4. Temperature Cycling: -40°C to 80°C (100 cycles)

Counterintuitive finding: Cables passing static load tests often fail dynamic galloping simulations. Always demand both.

Method 4: End-to-End Performance Certification

Problem: Component-level passes ≠ system reliability.
Solution:* Holistic live network validation:

1. Bit Error Rate (BER) Test: Transmit 10^12 bits – errors < 10^-12

2. Chromatic Dispersion: Measure ps/nm/km (match ITU-T G.652 specs)

3. Polarization Mode Dispersion: < 0.2 ps/√km for >10G networks

4. Dark Fiber Monitoring: Real-time OTDR with AI anomaly detection

Case Study: A Brazilian utility reduced outages by 65% after implementing permanent dark fiber monitoring on their OPGW Cable network (ANATEL 2025).

OPGW Testing Checklist: Don’t Leave Site Without These!

☑️ Baseline OTDR trace (pre/post-installation)
☑️ DC resistance < 0.5 Ω/km across all spans
☑️ Galloping simulation report (IEC 60794-4-1)
☑️ Chromatic dispersion field measurements
☑️ Signed splice loss reports (per splice point)
☑️ Tower grounding resistance logs

FAQs: OPGW Cable Testing Demystified

Q1: How often should OPGW be retested?
A: Annual OTDR electrical checks. Full mechanical reassessment every 5 years – or after extreme weather.

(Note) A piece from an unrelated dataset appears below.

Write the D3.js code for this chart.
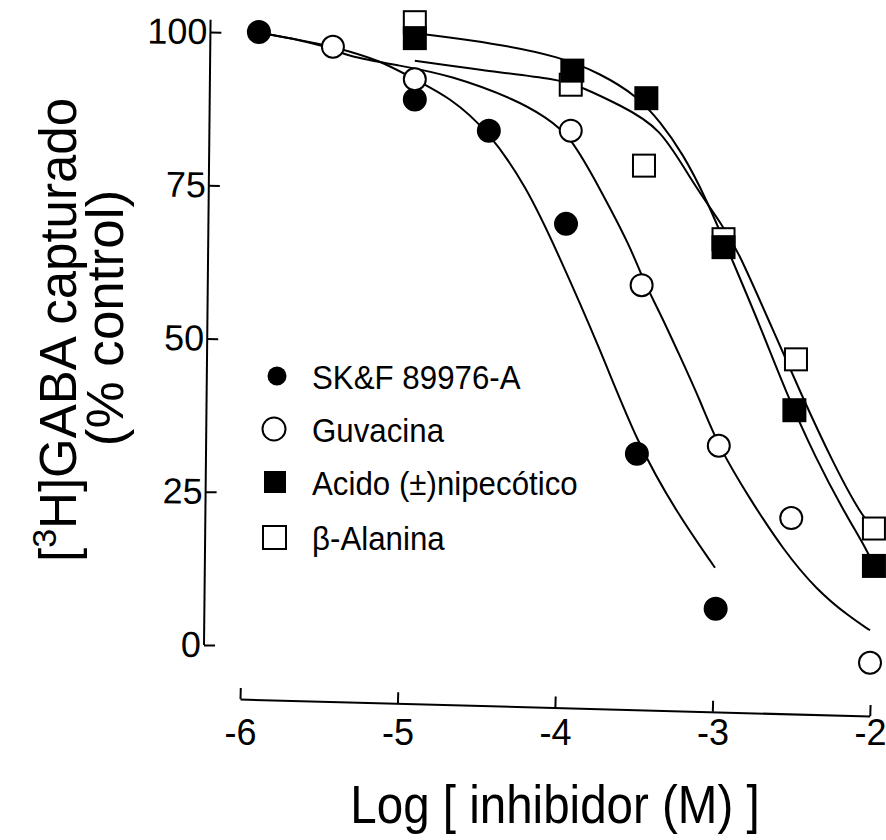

Q2: Can I test OPGW without powering down?
A: Optical tests (OTDR, PMD) work on live fibers. Electrical tests require de-energization.

Q3: What’s acceptable fiber loss for OPGW?
A: Max 0.22 dB/km @1550nm (IEC 60793-2-50). Spikes >0.35 dB/km indicate damage.

Q4: Why test chromatic dispersion?
A: Dispersion corrupts high-speed data (100G ). Field measurements catch variations from factory specs.

Q5: Does humidity affect test results?
A: Critically! High humidity causes false OTDR spikes. Always test at <70% RH per EIA/TIA-455-8.